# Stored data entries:

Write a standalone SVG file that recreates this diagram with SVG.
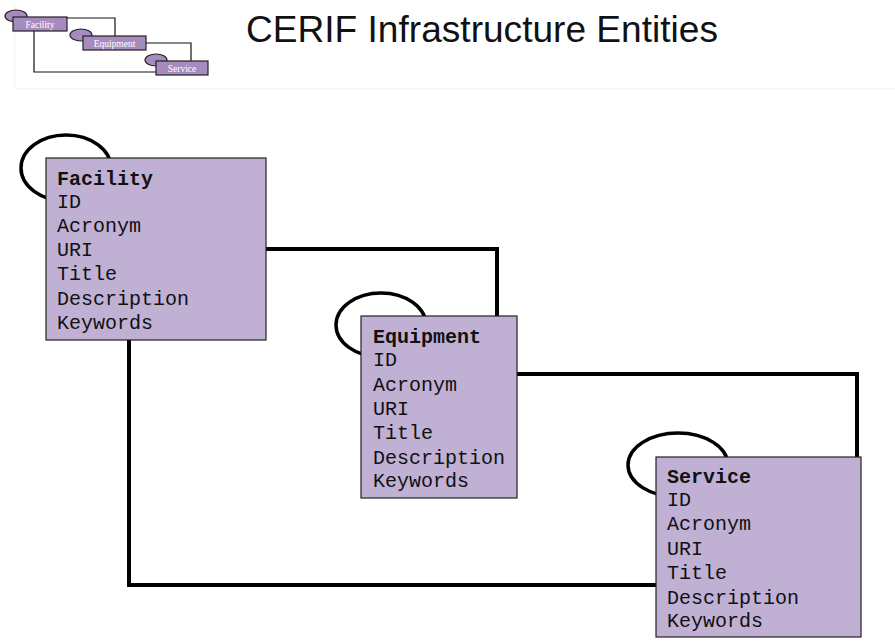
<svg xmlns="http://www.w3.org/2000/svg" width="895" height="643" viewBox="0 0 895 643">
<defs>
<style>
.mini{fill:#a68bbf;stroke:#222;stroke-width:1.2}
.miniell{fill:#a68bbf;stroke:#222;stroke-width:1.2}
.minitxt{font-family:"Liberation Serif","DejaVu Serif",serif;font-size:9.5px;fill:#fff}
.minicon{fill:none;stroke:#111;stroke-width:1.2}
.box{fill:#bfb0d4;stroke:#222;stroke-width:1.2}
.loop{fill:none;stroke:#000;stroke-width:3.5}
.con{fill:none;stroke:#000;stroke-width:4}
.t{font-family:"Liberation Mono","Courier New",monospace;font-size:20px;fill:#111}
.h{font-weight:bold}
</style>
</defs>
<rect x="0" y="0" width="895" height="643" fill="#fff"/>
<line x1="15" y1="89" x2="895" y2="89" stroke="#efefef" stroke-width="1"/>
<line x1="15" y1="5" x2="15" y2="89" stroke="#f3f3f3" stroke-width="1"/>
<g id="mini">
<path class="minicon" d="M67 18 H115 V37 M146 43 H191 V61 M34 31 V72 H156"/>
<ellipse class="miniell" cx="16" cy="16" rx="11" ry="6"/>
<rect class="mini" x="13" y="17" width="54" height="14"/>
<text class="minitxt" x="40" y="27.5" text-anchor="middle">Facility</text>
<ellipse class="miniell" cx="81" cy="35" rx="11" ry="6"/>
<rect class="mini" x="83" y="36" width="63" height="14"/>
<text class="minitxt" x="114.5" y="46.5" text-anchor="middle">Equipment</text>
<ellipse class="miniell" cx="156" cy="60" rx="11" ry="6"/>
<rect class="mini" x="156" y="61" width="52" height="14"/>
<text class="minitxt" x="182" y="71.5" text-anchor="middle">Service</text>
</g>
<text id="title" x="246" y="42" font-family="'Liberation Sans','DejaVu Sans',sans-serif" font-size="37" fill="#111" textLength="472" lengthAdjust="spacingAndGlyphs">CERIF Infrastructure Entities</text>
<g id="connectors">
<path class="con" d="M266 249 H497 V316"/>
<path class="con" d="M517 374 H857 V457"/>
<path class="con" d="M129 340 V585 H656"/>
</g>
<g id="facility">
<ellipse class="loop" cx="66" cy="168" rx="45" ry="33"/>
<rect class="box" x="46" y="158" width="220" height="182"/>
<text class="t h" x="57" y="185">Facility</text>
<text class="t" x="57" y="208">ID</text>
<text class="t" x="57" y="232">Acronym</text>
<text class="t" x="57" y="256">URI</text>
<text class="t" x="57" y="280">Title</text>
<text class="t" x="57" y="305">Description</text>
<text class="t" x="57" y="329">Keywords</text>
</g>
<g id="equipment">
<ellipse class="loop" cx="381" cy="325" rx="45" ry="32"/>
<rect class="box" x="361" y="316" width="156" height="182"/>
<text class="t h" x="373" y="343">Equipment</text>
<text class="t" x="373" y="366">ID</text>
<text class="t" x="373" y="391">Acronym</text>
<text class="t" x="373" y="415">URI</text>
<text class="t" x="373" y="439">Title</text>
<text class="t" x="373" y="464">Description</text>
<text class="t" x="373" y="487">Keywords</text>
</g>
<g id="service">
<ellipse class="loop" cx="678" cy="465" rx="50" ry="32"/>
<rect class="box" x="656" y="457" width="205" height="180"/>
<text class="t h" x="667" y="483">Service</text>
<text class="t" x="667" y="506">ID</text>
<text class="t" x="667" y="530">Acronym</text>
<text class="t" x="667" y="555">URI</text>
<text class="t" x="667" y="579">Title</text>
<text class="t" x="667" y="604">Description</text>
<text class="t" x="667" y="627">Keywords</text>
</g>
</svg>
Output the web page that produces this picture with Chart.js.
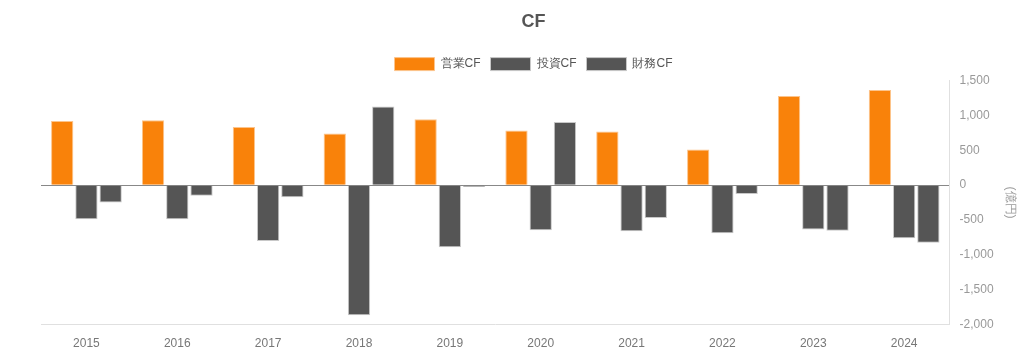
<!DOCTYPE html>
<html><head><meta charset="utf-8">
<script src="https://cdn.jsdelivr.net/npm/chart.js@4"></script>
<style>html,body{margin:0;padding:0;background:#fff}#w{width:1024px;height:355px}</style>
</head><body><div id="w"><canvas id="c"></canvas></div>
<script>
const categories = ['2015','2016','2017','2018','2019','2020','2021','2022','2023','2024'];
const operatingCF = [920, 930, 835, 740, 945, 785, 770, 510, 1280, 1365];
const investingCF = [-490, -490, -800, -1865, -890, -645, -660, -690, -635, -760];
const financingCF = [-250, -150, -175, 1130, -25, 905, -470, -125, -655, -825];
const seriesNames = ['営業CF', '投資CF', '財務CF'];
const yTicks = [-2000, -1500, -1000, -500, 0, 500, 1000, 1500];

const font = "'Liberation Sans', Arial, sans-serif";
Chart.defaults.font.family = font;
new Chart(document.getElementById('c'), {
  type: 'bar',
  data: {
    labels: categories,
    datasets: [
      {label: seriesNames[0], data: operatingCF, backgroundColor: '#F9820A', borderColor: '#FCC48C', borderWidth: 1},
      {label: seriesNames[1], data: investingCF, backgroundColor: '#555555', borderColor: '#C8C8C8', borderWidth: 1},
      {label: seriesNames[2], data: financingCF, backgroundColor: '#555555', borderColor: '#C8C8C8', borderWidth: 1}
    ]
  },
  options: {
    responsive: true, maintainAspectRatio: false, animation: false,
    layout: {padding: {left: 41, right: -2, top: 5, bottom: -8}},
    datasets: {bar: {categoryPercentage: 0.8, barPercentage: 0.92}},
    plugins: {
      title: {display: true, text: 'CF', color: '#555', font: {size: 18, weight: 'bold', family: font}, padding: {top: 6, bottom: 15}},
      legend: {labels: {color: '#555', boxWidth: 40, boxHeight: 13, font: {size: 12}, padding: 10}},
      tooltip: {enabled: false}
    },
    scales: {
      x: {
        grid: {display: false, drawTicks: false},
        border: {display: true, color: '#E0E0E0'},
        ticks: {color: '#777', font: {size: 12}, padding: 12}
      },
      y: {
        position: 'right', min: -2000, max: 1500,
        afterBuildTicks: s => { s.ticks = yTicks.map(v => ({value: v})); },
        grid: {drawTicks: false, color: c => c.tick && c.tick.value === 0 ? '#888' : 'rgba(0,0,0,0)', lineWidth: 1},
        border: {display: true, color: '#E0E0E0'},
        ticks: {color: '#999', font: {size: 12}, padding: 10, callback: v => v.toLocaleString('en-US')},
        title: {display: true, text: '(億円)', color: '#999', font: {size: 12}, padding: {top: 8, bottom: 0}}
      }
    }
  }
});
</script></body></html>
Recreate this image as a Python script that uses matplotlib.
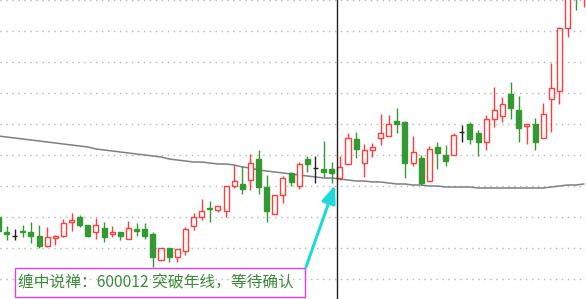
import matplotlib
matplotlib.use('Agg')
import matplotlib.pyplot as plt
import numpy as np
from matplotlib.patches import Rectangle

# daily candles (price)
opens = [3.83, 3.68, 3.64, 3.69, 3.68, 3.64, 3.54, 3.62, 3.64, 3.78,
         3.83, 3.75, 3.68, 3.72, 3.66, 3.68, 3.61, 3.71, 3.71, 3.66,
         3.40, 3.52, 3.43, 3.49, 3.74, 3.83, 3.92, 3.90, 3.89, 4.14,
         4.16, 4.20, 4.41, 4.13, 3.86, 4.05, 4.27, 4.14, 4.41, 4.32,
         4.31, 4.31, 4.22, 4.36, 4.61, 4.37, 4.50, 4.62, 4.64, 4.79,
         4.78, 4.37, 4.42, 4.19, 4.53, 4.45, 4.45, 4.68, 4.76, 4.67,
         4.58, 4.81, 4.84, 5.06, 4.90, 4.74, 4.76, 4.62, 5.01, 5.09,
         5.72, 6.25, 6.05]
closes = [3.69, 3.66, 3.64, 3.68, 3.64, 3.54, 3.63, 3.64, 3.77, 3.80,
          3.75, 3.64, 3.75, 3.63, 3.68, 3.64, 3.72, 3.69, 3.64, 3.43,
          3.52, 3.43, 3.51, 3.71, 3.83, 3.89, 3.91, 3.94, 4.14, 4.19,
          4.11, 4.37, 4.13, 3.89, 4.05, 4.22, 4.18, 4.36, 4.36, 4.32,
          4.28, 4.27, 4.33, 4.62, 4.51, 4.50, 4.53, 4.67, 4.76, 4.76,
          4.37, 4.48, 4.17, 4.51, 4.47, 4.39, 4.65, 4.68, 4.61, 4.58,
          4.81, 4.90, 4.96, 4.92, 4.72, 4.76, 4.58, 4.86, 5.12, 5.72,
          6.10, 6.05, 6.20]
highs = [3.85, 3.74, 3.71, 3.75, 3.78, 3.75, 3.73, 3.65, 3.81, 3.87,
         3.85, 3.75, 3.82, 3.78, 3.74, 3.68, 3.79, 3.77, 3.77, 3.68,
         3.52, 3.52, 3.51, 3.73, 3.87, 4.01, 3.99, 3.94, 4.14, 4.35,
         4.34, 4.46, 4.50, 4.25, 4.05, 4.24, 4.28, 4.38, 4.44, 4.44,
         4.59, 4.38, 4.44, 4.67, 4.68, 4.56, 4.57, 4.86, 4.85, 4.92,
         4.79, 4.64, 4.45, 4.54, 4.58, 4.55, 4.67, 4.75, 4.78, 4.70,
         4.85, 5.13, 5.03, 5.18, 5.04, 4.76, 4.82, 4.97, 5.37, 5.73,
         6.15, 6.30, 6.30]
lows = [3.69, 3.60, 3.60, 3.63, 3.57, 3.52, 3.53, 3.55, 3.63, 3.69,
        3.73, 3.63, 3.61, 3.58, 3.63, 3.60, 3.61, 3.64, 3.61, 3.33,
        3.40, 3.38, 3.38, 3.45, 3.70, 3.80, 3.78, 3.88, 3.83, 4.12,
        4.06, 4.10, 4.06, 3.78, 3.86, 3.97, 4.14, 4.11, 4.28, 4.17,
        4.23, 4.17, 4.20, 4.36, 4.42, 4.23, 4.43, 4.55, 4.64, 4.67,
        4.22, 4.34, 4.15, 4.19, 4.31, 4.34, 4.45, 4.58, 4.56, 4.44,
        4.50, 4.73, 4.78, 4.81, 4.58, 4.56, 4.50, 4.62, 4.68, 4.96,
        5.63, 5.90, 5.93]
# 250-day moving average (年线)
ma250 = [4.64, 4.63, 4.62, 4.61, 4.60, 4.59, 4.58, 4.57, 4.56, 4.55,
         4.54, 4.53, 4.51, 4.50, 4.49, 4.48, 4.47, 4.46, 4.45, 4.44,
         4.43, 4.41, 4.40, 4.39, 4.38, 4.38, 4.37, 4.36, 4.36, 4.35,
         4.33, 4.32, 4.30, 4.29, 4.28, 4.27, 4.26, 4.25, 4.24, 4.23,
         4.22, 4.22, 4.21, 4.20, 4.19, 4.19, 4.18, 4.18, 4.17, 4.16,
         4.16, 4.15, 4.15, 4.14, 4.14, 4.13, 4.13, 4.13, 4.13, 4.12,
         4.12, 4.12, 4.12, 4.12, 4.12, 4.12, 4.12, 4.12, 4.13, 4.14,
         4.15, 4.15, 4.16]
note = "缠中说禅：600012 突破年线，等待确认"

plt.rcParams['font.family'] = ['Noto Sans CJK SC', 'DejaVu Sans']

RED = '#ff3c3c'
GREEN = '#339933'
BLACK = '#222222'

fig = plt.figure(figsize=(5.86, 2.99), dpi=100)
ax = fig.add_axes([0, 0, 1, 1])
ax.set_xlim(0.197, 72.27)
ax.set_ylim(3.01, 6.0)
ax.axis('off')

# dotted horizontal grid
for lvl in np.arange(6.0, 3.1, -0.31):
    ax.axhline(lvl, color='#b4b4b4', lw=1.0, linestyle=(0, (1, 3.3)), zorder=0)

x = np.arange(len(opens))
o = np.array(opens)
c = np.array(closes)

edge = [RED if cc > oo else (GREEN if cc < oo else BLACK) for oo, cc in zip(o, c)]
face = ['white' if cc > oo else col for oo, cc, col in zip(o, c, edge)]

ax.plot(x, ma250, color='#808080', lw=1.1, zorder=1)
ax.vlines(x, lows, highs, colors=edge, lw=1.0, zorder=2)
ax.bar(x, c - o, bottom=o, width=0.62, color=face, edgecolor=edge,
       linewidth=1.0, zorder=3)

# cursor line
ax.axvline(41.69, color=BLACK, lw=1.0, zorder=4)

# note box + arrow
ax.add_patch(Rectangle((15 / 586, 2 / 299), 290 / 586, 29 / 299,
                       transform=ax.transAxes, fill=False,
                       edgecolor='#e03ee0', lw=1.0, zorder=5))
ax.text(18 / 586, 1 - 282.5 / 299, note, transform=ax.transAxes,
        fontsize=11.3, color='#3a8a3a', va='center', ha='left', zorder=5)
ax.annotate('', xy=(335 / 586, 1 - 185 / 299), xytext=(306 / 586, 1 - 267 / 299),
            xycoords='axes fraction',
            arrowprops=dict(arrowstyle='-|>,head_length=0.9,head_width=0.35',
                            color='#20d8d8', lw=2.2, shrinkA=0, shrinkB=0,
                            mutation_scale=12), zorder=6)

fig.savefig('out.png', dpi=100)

# Set problem:
Repeat exactly, and only, the lines between the line holding "Output the web" and the line holding "const yTicks = [-2000, -1500, -1000, -500, 0, 500, 1000, 1500];", inclusive, leaving pictures out.

# Task output:
Output the web page that produces this picture with Chart.js.
<!DOCTYPE html>
<html><head><meta charset="utf-8">
<script src="https://cdn.jsdelivr.net/npm/chart.js@4"></script>
<style>html,body{margin:0;padding:0;background:#fff}#w{width:1024px;height:355px}</style>
</head><body><div id="w"><canvas id="c"></canvas></div>
<script>
const categories = ['2015','2016','2017','2018','2019','2020','2021','2022','2023','2024'];
const operatingCF = [920, 930, 835, 740, 945, 785, 770, 510, 1280, 1365];
const investingCF = [-490, -490, -800, -1865, -890, -645, -660, -690, -635, -760];
const financingCF = [-250, -150, -175, 1130, -25, 905, -470, -125, -655, -825];
const seriesNames = ['営業CF', '投資CF', '財務CF'];
const yTicks = [-2000, -1500, -1000, -500, 0, 500, 1000, 1500];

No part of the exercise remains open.